After getting to work extra early and taking some time in lieu after working at the weekend, I managed to get off work at 2, and headed over to the boat.
First things first, I contacted Delta Marine and asked them about realigning the prop shaft (the engine has sagged slightly, causing the shaft to get close to rubbing). Jay wandered over and gave me an estimate, which was acceptable to me, so I signed a work order. You can see the misaligned shaft in the pictures below.
The shaft realignment was the one thing on the boat that I really didn’t think I could do myself. Of note is that the main reason I chose this marina is because of several shops/yards in the marina, meaning I would not have to go far to find parts/services.
Next up – making it safer and easier to get onto the boat. The boat is currently ‘on blocks’, mean that to get on the boat I have to climb a 20′ ladder – which is terrifying high. The boat still had the side safety wires up, which meant to get onto the boat you have to clamber over them. This is really really scary. One of the ways to make it easier to get onboard (short of putting soft stuff all around the bottom of the ladder like some kind of Giant Bouncy Castle for Scared Adults) was to remove the wires, meaning I wouldn’t have to climb so high to get onto the boat. This is halfway through the process, with the top wire removed.
After that, it was time to tackle a leak. The boat had had a grounding plate for a HF radio put on, and one of the screws was leaking, leading water to get inside the boat. As I was never probably going to use a HF radio, I decided to remove the entire plate. You can see the plate in the photo below
First up would be two unscrew the two screws holding it in. Unsurprisingly they were COMPLETELY corroded. What makes it worse is that the largest screwdiver I had was still only about half as big, which meant i didn’t want to put too much strain on it in case I stripped the head. I squirted a ton of WD40 on it, and left it to soak in. I’ll be back with a proper sized screwdriver/bit and a manual impact driver (like this one )
One of the other major things on ‘the list’ was to replace the exhaust mixing elbow on the engine. The old one is leaking and corroded and leaking Horrible Stuff everywhere. Now, they don’t make these anymore, but if I could remove it I could take it to a machine shop and get a new one made, probably of stainless steel instead of the original iron. (There is a machine shop RIGHT THERE at the marina. Hooray!)
Here is a picture of it, it’s that large chunk of metal in the middle with the hoses attached to it.
I removed the hose clamps, and pulled. And nothing. The hoses had been on there so long they had become completely stiff! After poking around with a screw driver I got the small one off, but the large one refused to budge, even with the other end removed. Defeated, I resolved to attack it again soon, armed with the knowledge I’d get from googling ‘had to remove old rubber hoses’ or somesuch.

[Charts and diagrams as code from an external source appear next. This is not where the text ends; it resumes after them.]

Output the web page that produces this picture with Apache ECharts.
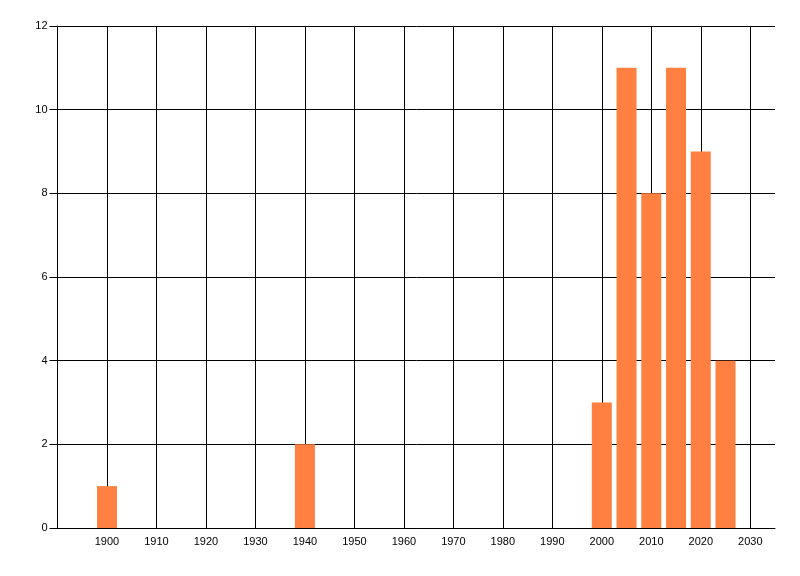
<!DOCTYPE html>
<html><head><meta charset="utf-8">
<script src="https://cdn.jsdelivr.net/npm/echarts@6/dist/echarts.min.js"></script>
<style>html,body{margin:0;padding:0;background:#fff}#c{width:800px;height:576px}</style>
</head><body><div id="c"></div>
<script>
const years = [1900, 1940, 2000, 2005, 2010, 2015, 2020, 2025];
const counts = [1, 2, 3, 11, 8, 11, 9, 4];
const xTicks = [1900, 1910, 1920, 1930, 1940, 1950, 1960, 1970, 1980, 1990, 2000, 2010, 2020, 2030];

const chart = echarts.init(document.getElementById('c'), null, {renderer: 'canvas'});
const font = 'Liberation Sans';
chart.setOption({
  animation: false,
  grid: {show: false, left: 57.5, right: 25, top: 26, bottom: 48, containLabel: false},
  xAxis: {
    type: 'value', min: 1890, max: 2035, interval: 10,
    axisLine: {show: true, onZero: false, lineStyle: {color: '#000', width: 1}},
    axisTick: {show: false},
    splitLine: {show: false},
    axisLabel: {
      color: '#000', fontFamily: font, fontSize: 11, margin: 8,
      formatter: v => xTicks.includes(v) ? String(v) : ''
    }
  },
  yAxis: {
    type: 'value', min: 0, max: 12, interval: 2,
    axisLine: {show: true, lineStyle: {color: '#000', width: 1}},
    axisTick: {show: true, length: 8, lineStyle: {color: '#000', width: 1}},
    splitLine: {show: true, lineStyle: {color: '#000', width: 1}},
    axisLabel: {color: '#000', fontFamily: font, fontSize: 11, margin: 10}
  },
  series: [{
    type: 'bar',
    data: years.map((y, i) => [y, counts[i]]),
    barWidth: 20,
    itemStyle: {color: '#FF8040'},
    z: 3,
    markLine: {
      silent: true,
      symbol: ['none', 'none'],
      label: {show: false},
      lineStyle: {color: '#000', width: 1, type: 'solid'},
      z: 1,
      data: xTicks.map(v => ({xAxis: v}))
    }
  }]
});
</script></body></html>
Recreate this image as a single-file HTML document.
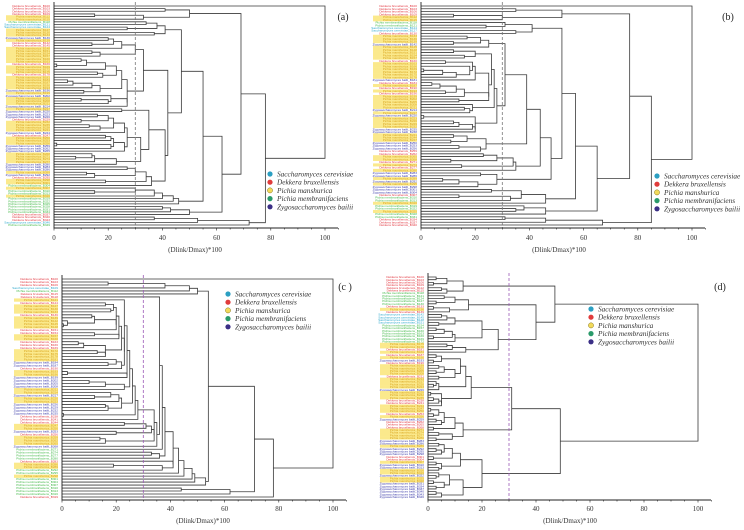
<!DOCTYPE html>
<html><head><meta charset="utf-8"><style>
html,body{margin:0;padding:0;background:#fff;}
svg{display:block;font-family:"Liberation Serif",serif;}
</style></head><body>
<svg id="fig" width="744" height="530" viewBox="0 0 744 530" xmlns="http://www.w3.org/2000/svg"></svg>
<script>
// merge heights between consecutive leaves (Dlink/Dmax*100)
const gapsA = [100,41,50,15,33,69,34,38,27,41,37,47,20,22,14,25,30,14,17,33,10,12,1,19,23,16,18,25,5,7,14,17,11,27,21,10,20,27,42,25,35,16,20,10,22,13,17,26,27,19,21,22,1,21,26,32,14,8,15,23,41,27,30,12,15,34,19,36,55,30,15,37,40,44,46,62,40,43,50,78,37,53,72];
const gapsB = [100,35,52,12,30,77,31,24,41,35,52,17,22,12,25,31,12,20,16,26,9,19,18,1,8,13,20,25,4,7,13,9,16,25,14,27,19,16,18,28,1,20,12,14,19,20,39,12,17,11,24,14,22,44,23,28,11,34,15,35,48,22,28,8,14,21,57,26,37,14,33,46,65,38,35,46,85,31,46,67];
const gapsC = [100,17,38,47,50,54,36,23,16,19,18,20,11,12,2,0.5,20,21,12,21,22,6,8,16,13,16,23,20,17,22,24,2,24,25,10,16,23,26,18,12,21,22,16,17,27,0.5,28,34,23,31,33,20,34,14,16,35,37,38,33,36,41,41,19,37,43,45,48,49,53,71,44,62,78];
const gapsD = [3,7,2,13,5,7,47,6,10,3,15,2,8,40,5,7,10,4,20,3,6,9,2,10,26,7,9,14,100,3,5,2,12,4,6,3,10,4,14,3,2,4,16,1,5,2,4,5,31,1,4,2,6,3,5,10,2,13,4,9,3,49,4,6,3,5,9,2,12,3,5,4,20,4,3,8,2,6,3,13,3,5];
// species class of each leaf (0 cerevisiae,1 dekkera,2 manshurica,3 membranifaciens,4 zygo)
const classA = "111122300222421122222212221222224242224244412222412224442222444241223233233333311103".split('').map(Number);
const classB = "11112233001222422222122222241212122222424222244222444112212124424244413323323311110311".split('').map(Number);
const classC = "1110311212221222211221112222441224444224224444111224122243333122332333333111130033".split('').map(Number);
const classD = "11111133333121000033333332212124122221222242221122212411122224424441124422422444444".split('').map(Number);
const ticks = [0,20,40,60,80,100];
const speciesNames = ["Saccharomyces cerevisiae","Dekkera bruxellensis","Pichia manshurica","Pichia membranifaciens","Zygosaccharomyces bailii"];
const textColors = ["#2fa8cc","#e23b44","#d9a520","#44b94a","#3a3aa8"];
const dotColors = ["#2b9fc2","#e03c3c","#f2da5a","#2a9a6a","#3b2f86"];

const NS="http://www.w3.org/2000/svg";
const svg=document.getElementById('fig');
function mk(tag,attrs,parent){const e=document.createElementNS(NS,tag);for(const k in attrs)e.setAttribute(k,attrs[k]);(parent||svg).appendChild(e);return e;}

const panels=[
 {id:'a',gaps:gapsA,cls:classA,x0:54,x100:325,yTop:6,yBot:225,axisY:228,axisEnd:338,tickY:240,titleX:195,titleY:252,legX:270,legY:174,letter:'(a)',lx:343,ly:20,cut:'#777'},
 {id:'b',gaps:gapsB,cls:classB,x0:421,x100:692,yTop:6,yBot:225,axisY:228,axisEnd:705,tickY:240,titleX:559,titleY:252,legX:657,legY:176,letter:'(b)',lx:728,ly:20,cut:'#777'},
 {id:'c',gaps:gapsC,cls:classC,x0:62,x100:333,yTop:279,yBot:497,axisY:500,axisEnd:346,tickY:511,titleX:203,titleY:523,legX:228,legY:294,letter:'(c )',lx:345,ly:290,cut:'#9b59b6'},
 {id:'d',gaps:gapsD,cls:classD,x0:428,x100:698,yTop:277,yBot:497,axisY:500,axisEnd:711,tickY:511,titleX:570,titleY:523,legX:591,legY:309,letter:'(d)',lx:720,ly:290,cut:'#9b59b6'}
];

panels.forEach(p=>{
  const g=mk('g',{});
  
  
  const n=p.gaps.length+1;
  const xs=v=>p.x0+(p.x100-p.x0)*v/100;
  const ys=i=>p.yTop+(p.yBot-p.yTop)*i/(n-1);
  const step=(p.yBot-p.yTop)/(n-1);
  const lg=mk('g',{},g);
  
  
  for(let i=0;i<n;i++){
    const c=p.cls[i]!==undefined?p.cls[i]:2;
    if(c===2){
      const r=mk('rect',{x:p.x0-48,y:ys(i)-step/2,width:44,height:step+0.3,fill:'#fbe98c'},lg);
      
      
    }
    const t=mk('text',{x:p.x0-4,y:ys(i)+1.1,'font-size':3.1,'text-anchor':'end',fill:textColors[c],'font-family':'Liberation Sans, sans-serif'},lg);
    t.textContent=speciesNames[c]+'_B'+(100+i*3);
    
    
  }
  const tg=mk('g',{stroke:'#3a3a3a','stroke-width':0.8,fill:'none'},g);
  
  
  function build(lo,hi){
    if(lo===hi) return {y:ys(lo),h:0};
    let k=lo;
    for(let j=lo;j<hi;j++) if(p.gaps[j]>p.gaps[k]) k=j;
    const h=p.gaps[k];
    const L=build(lo,k), R=build(k+1,hi);
    const pa=mk('path',{d:`M${xs(L.h)},${L.y}H${xs(h)}V${R.y}H${xs(R.h)}`},tg);
    
    
    return {y:(L.y+R.y)/2,h:h};
  }
  build(0,n-1);
  const cl=mk('line',{x1:xs(30),x2:xs(30),y1:p.yTop-4,y2:p.axisY,stroke:p.cut,'stroke-width':0.8,'stroke-dasharray':'3,2'},g);
  
  
  const ax=mk('path',{d:`M${p.x0},${p.yTop-4}V${p.axisY}H${p.axisEnd}`,stroke:'#222','stroke-width':0.9,fill:'none'},g);
  
  
  for(let v=0;v<=105;v+=5){
    const tk=mk('line',{x1:xs(v),x2:xs(v),y1:p.axisY,y2:p.axisY+(v%20===0?2.5:1.5),stroke:'#222','stroke-width':0.6},g);
    
    
  }
  ticks.forEach(v=>{
    const t=mk('text',{x:xs(v),y:p.tickY,'font-size':7,'text-anchor':'middle',fill:'#333'},g);
    t.textContent=v;
    
    
  });
  const tt=mk('text',{x:p.titleX,y:p.titleY,'font-size':7,'text-anchor':'middle',fill:'#333'},g);
  tt.textContent='(Dlink/Dmax)*100';
  
  
  const lt=mk('text',{x:p.lx,y:p.ly,'font-size':10,'text-anchor':'middle',fill:'#222'},g);
  lt.textContent=p.letter;
  
  
  const lgd=mk('g',{},g);
  
  
  speciesNames.forEach((s,i)=>{
    const y=p.legY+i*8.2;
    const ci=mk('circle',{cx:p.legX,cy:y,r:2.6,fill:dotColors[i],stroke:i===2?'#8a7a20':'none','stroke-width':0.5},lgd);
    
    
    const t=mk('text',{x:p.legX+7,y:y+2.5,'font-size':7.3,'font-style':'italic',fill:'#333'},lgd);
    t.textContent=s;
    
    
  });
});
</script>
</body></html>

While I was there I noticed a ton of gross oil water under the engine, so I will have to clean that all out.
After that, I poked around a lot, flushed the bilge as much as I could, and opened ALMOST all the seacocks (not the ones connected to the head. That… is going to be it’s own project). I also traced a bunch of pipes and wiring, but a lot of it still makes NO SENSE. I’m really going to have to get in there with a torch sometime soon. Maybe I’ll find that mystical second battery. I also cleared a lot of the rubbish out (long overdue). There is still a huge amount of clutter, but I don’t fancy lugging tons of stuff up and down the Ladder Of Doom so it’ll wait till the boat is back in the water.
Finally, as I was getting ready to leave I watched another (huge) boat get re-masted. Very cool!
So what did I actually managed to accomplish today? Well, sod all really. But I feel I’m in a lot better position and have a clearer idea of where to go next.